The Wire

Mats Gustaffson’s anthology of interviews probes the enduring fascination of vinyl

Mats Gustaffson’s anthology of interviews probes the enduring fascination of vinyl

The veteran saxophonist talks to legendary record collectors including Henry Rollins, Robert Crumb and Wire contributors

"I want to get buried in a vinyl coffin, made from my collection. Viking burial style!" Mats Gustafsson has been a key player in improvised music for over three decades, and when he hasn’t been picking up a saxophone, he's been picking up records. In the spirit of giving something back, his website has for several years now been running a regular Discaholic’s Corner, where Gustafsson interviews fellow obsessives to understand and invesitgate the life of the collector. A new book, Mats Gustafsson’s Discaholics! Record Collector Confessions Volume 1 now collects ten of these interviews, with renowned music heads and archivists including Henry Rollins, Oren Ambarchi, Robert Crumb, Thurston Moore, The Wire’s Byron Coley and Brian Morton, and more.

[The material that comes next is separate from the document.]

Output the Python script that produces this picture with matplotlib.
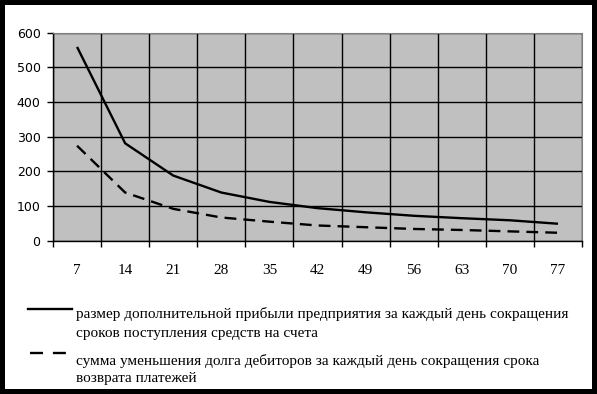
import matplotlib
matplotlib.use('Agg')
import matplotlib.pyplot as plt
import matplotlib.lines as mlines
import numpy as np

days = [7, 14, 21, 28, 35, 42, 49, 56, 63, 70, 77]
profit = [559, 281, 188, 139, 112, 94, 82, 72, 65, 59, 49]
debt = [274, 139, 92, 67, 55, 44, 39, 34, 31, 27, 23]
label_profit = ['размер дополнительной прибыли предприятия за каждый день сокращения',
                'сроков поступления средств на счета']
label_debt = ['сумма уменьшения долга дебиторов за каждый день сокращения срока',
              'возврата платежей']

fig = plt.figure(figsize=(5.97, 3.94), dpi=100)
fig.patch.set_facecolor('white')
fig.patch.set_edgecolor('black')
fig.patch.set_linewidth(7.2)

ax = fig.add_axes([0.0888, 0.389, 0.8861, 0.528])
ax.set_facecolor('#c0c0c0')

x = np.arange(len(days))
ax.plot(x, profit, color='black', lw=1.7, solid_capstyle='butt')
ax.plot(x, debt, color='black', lw=1.7, dashes=(5, 3))

ax.set_xlim(-0.5, len(days) - 0.5)
ax.set_ylim(0, 600)
ax.set_yticks(range(0, 601, 100))
ax.set_xticks(np.arange(-0.5, len(days), 1.0))
ax.set_xticklabels([])
ax.set_xticks(x, minor=True)
ax.set_xticklabels([str(d) for d in days], minor=True, fontfamily='Liberation Serif', fontsize=11)
ax.tick_params(axis='x', which='major', length=4, width=1, direction='out', color='black')
ax.tick_params(axis='x', which='minor', length=0, pad=17)
ax.tick_params(axis='y', length=4, width=1, direction='out', pad=5, labelsize=9)
ax.grid(True, which='major', color='black', lw=1)
ax.set_axisbelow(True)
for s in ['top', 'right']:
    ax.spines[s].set_color('#808080')
for s in ['left', 'bottom']:
    ax.spines[s].set_color('black')
    ax.spines[s].set_linewidth(1)

# legend drawn by hand so the key sits on the first text line
W, H = 597, 394
fig.add_artist(mlines.Line2D([28 / W, 72 / W], [1 - 309 / H] * 2, color='black', lw=1.7))
fig.add_artist(mlines.Line2D([30 / W, 66 / W], [1 - 353 / H] * 2, color='black', lw=1.7,
                             dashes=(5.5, 4.2)))
for lines, baselines in [(label_profit, [318, 337]), (label_debt, [365, 382])]:
    for txt, yb in zip(lines, baselines):
        fig.text(76 / W, 1 - yb / H, txt, va='baseline', ha='left',
                 fontfamily='Liberation Serif', fontsize=11)

fig.savefig('out.png', dpi=100, facecolor=fig.get_facecolor(), edgecolor=fig.get_edgecolor())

A key inspiration for Gustafsson was the classic jazz book Notes And Tones: Musician To Musician Interviews, where drummer Arthur Taylor’s comradely rapport with his fellow players elicits details that no other interviewer could. Gustafsson’s interview style, displayed over the longform discussions of Discaholics!, is similarly fluid, sometimes probing deep into the knowledge of his fellow enthusiasts, but then throwing in more general reflections such as "Can discaholism be cured?" and "Which record is closest to sex?".

As to whether Gustafsson thinks discaholism can – or should – be cured, he says: "It depends on what you define as a ‘problem’, haha! I want them (the records) to have an impact on my life. That is for sure! Of course when it comes to various addictions, you need to have a relation to your addiction… I do have a relation to my addiction, I want my collection to get better, to inspire me. I want it alive, like a garden, trimming it every day."

The way Gustaffson puts it, the relationship to his records is about learning rather than preservation or stockpiling. "The most important aspect of my record collecting is the source of inspiration and information – it is to have a huge library of music (and literature). You can find new elements, details and structures all the time… just take a dive! It never ends, the sources of inspiration within the archive. I have rediscovered a lot of music again after many years… found many new perspectives and layers in the music."

Discaholics! is a mine of lists, obscure arcana, punk, jazz, discussion of logos and ephemera, and burning questions such as "What vinyl would trigger an earthquake?". For Gustafsson, part of the interest in his Discaholics column was unlocking new areas of interest for himself. "Learning is only possible to do from other (real) people…. the internet might be a good source of information but not for inspiration. There is a lot to learn." He enthuses about areas of music that Discaholics Corner has introduced him to, including hardcore, an area reflected in the book by Swedish punk scenster Dennis Lyxzén, and pre-war jazz and blues, as represented by venerable cartoonist Robert Crumb's renowned collection.

Some of the music covered in the book tends towards the manly and macho, and there's only one woman collector. “Yes, this IS a problem,” Gustafsson acknowledges. “In the beginning I was trying too make interviews with fellow discaholics that are interested in jazz and improvised music – just like me – and I have to say it has been almost impossible to find female discaholics interested in that music. And look at a record fair… do you see all women queuing up? It is depressing.

“It has gotten a bit better the last years… but it is far from being equal,” he continues. “We believed that the interviews included are of a huge interest, all ten of them – and we decided to publish them as is. For the Discaholics Volume 2 (to be published in fall 2018) – there will be discaholics from many other genres of music interviewed, and of course more women involved.”

The book features a fair bit of comparing sizes. So how does his own collection measure up? “Discaholics usually don't answers in actual numbers,” he says cryptically. “It is about 2.5 tonnes... or a bit more then 50 metres of LPs... and a decent amount of 7"s and 10"s…"

The book, accompanied by a bonus 7", is set to be published by Marhaug Forlag on 15 November, and includes an extensive interview with Gustafsson himself.